# Arrange people at round table so that everyone knows the two people next to them

Each of the guests know: a) more than half of the guests b) at least half of the guests. Prove that in both of these cases it is possible to arrange them to sit around a round table so that everyone knows the two people next to them.

I believe that if we prove b) then we have at the same time proven a) as well. Can anyone give me a hint? I've tried drawing, but I'm not sure how to formally prove it. I was considering relationship properties, such as symmetry and transition, but couldn't work it out. Thanks in advance.

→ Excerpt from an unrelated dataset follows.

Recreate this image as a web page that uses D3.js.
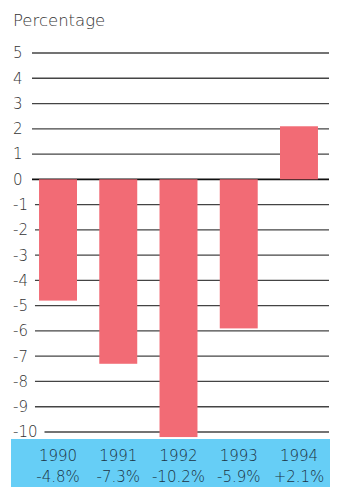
<!DOCTYPE html>
<html>
<head>
<meta charset="utf-8">
<script src="https://cdn.jsdelivr.net/npm/d3@7"></script>
<style>
  html, body { margin: 0; padding: 0; background: #fff; }
  svg { display: block; }
  text { font-family: "DejaVu Sans ExtraLight", "DejaVu Sans", sans-serif; font-weight: 200; }
</style>
</head>
<body>
<svg id="chart" width="339" height="487"></svg>
<script>
const years = ["1990", "1991", "1992", "1993", "1994"];
const values = [-4.8, -7.3, -10.2, -5.9, 2.1];
const valueLabels = ["-4.8%", "-7.3%", "-10.2%", "-5.9%", "+2.1%"];
const ticks = [5, 4, 3, 2, 1, 0, -1, -2, -3, -4, -5, -6, -7, -8, -9, -10];

const svg = d3.select("#chart");
const y = d3.scaleLinear().domain([-10, 5]).range([432, 53]);
const x = d3.scaleBand().domain(years).range([27.9, 329.1])
  .paddingInner(0.37).paddingOuter(0.185);

// Title
svg.append("text").attr("x", 13).attr("y", 26)
  .attr("font-size", 16.5).attr("fill", "#333").text("Percentage");

// Blue footer band with year / change labels
svg.append("rect").attr("x", 11).attr("y", 439).attr("width", 319).attr("height", 48)
  .attr("fill", "#66cef6");

// Tick labels and gridlines
const tg = svg.append("g");
ticks.forEach(t => {
  const lbl = tg.append("text").attr("x", 13).attr("y", y(t)).attr("dy", "0.36em")
    .attr("font-size", 15).attr("fill", "#333").text(t);
  const w = lbl.node().getComputedTextLength();
  const x0 = Math.max(32, 13 + w + 7);
  tg.append("line").attr("x1", x0).attr("x2", 329)
    .attr("y1", y(t)).attr("y2", y(t))
    .attr("stroke", t === 0 ? "#111" : "#444")
    .attr("stroke-width", t === 0 ? 1.6 : 1.3);
});

// Bars
svg.append("g").selectAll("rect").data(years).join("rect")
  .attr("x", d => x(d))
  .attr("width", x.bandwidth())
  .attr("y", (d, i) => y(Math.max(0, values[i])))
  .attr("height", (d, i) => Math.abs(y(values[i]) - y(0)))
  .attr("fill", "#f26b75");

// Footer labels
const fl = svg.append("g").attr("fill", "#1c3444").attr("font-size", 15).attr("text-anchor", "middle");
years.forEach((yr, i) => {
  const cx = x(yr) + x.bandwidth() / 2;
  fl.append("text").attr("x", cx).attr("y", 461).text(yr);
  fl.append("text").attr("x", cx).attr("y", 482).text(valueLabels[i]);
});
</script>
</body>
</html>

Construct a graph with $$n$$ vertices representing the people and connect two vertices if the two people they represent know each other. For a), the degree of each vertex if greater than $$\frac{n}{2}$$, By dirac's theorem, there is a Hamiltonian cycle. And this implies we can arrange the people in a circle so that each person knows the ones sitting next to them. Same for b). I think.
Or consider first a random arrangement of the people around the table, Suppose a neighboring pair $$(A,B)$$ is a hostile couple with $$B$$ sitting to the right of $$A$$, then if we can find a neighboring pair $$(A'B')$$ with $$B'$$ sitting to the right of $$A'$$ and $$B'$$ is friend with $$B$$ and $$A'$$ is a friend of $$A$$. we can then swap $$B$$ with $$A'$$ and that will reduce the number of hostile neighboring couples. So it remains to show $$(A'B')$$ exists. Well $$A$$ has at least $$n$$ friends sitting to his right, and there are $$n$$ sits to the right of frinds of $$A$$. $$B$$ has at most $$n-1$$ enemy, So there is a friend of $$A$$,$$A'$$, with $$B'$$ sitting right to him, a friend of $$B$$. Done?